There has been talk for years about Canada, or parts of Canada, joining up with the US, but no one talks about Mexico doing the same.

As the polarization of this country continues to get sharper, I wouldn't be surprised if there would be talk of breaking up the US into smaller parts. It seems pretty obvious to me that large numbers of people in this country don't agree at all about the fundamental purposes of government.

I wonder what those people who see "nothing wrong" with an independent Kurdistan carved out of Iraq and perhaps parts of Turkey, Syria and Iran would think about chunks of the US voting to separate, so that they could have the state of their own making.
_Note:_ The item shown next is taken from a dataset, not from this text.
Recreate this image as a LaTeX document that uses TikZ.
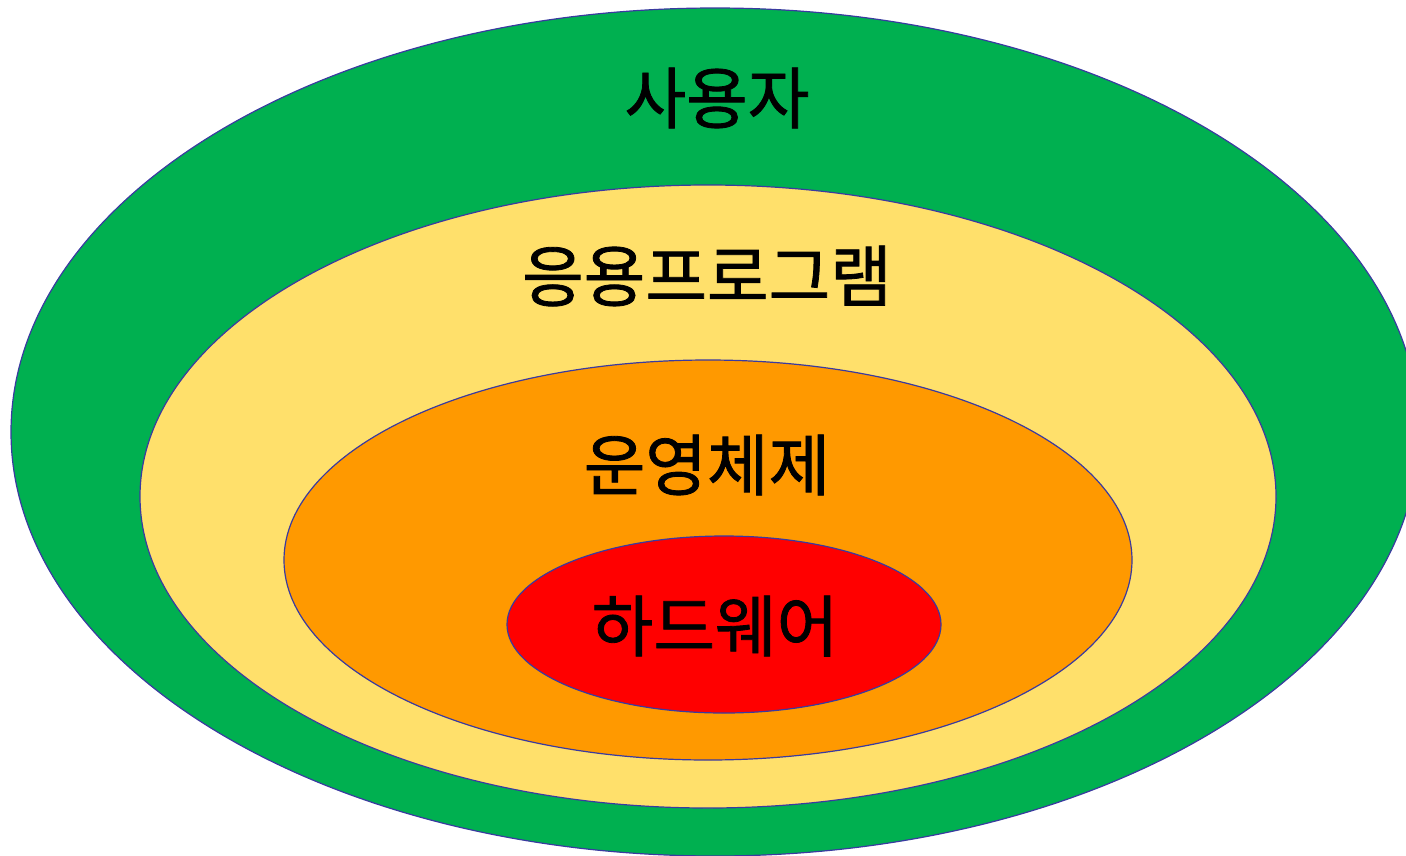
\documentclass[tikz,border=0pt]{standalone}
\usepackage{fontspec}
\newfontfamily\kr[FakeBold=1.2]{Noto Sans CJK KR}
\definecolor{cgreen}{HTML}{00B050}
\definecolor{cyellow}{HTML}{FFE06B}
\definecolor{corange}{HTML}{FF9900}
\definecolor{cred}{HTML}{FF0000}
\definecolor{cline}{HTML}{3A3AA0}
\tikzset{layer/.style={draw=cline, line width=1.2pt},
 lbl/.style={font=\kr\fontsize{67}{70}\selectfont, text=black, inner sep=0pt}}
\begin{document}
\begin{tikzpicture}[x=1pt,y=-1pt]
\useasboundingbox (0,0) rectangle (1406,855);
\clip (0,0) rectangle (1406,855);
\path[layer, fill=cgreen] (715,432) ellipse [x radius=704, y radius=424];
\path[layer, fill=cyellow] (708,496.5) ellipse [x radius=568, y radius=311.5];
\path[layer, fill=corange] (708,560) ellipse [x radius=424, y radius=200];
\path[layer, fill=cred] (724,624.5) ellipse [x radius=217, y radius=88.5];
\node[lbl] (user) at (717,98) {사용자};
\node[lbl] (app) at (707,276) {응용프로그램};
\node[lbl] (os) at (707,465) {운영체제};
\node[lbl] (hw) at (715,626) {하드웨어};
\end{tikzpicture}
\end{document}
To: Bilow who wrote (120657)11/29/2003 8:57:30 PM
From: h0db  Read Replies (3) | Respond to of 281500
 
Thanks, Carl.

You seem to have a long-term perspective. I was thinking something more along the lines of the next five years or so. Taiwan seems on a course to assert it's de jure independence (it has had de facto independence for 50 years or so). There also seems to be a part of the US Govt. (DoD and other dens of Neocons) that would like to slow or prevent China's rise as a great power in East Asia--sort of a happy marriage of US muscular moralists and real-politik advocates who believe that China's rise can only come at the expense of the United States.

I find it curious that the US is the security guarantor of only two regions of the planet: the Western Hemisphere and East Asia (I few the current aggressive US role in the Middle/Near-east as an aberration that will soon end). The Western Hemisphere would seem to be our natural hegemonic sphere, while the US dominance of East Asia now seems a leftover of the destruction of China during the Qing Dynasty, collapse of the British Empire and the defeat of Japan in WWII. In other words, I think that we are on borrowed time in East Asia.

BTW, from talking to some geologist friends, it seems that Taiwan is moving toward the Asian mainland, so reunification is indeed inevitable. It will only take a few million years.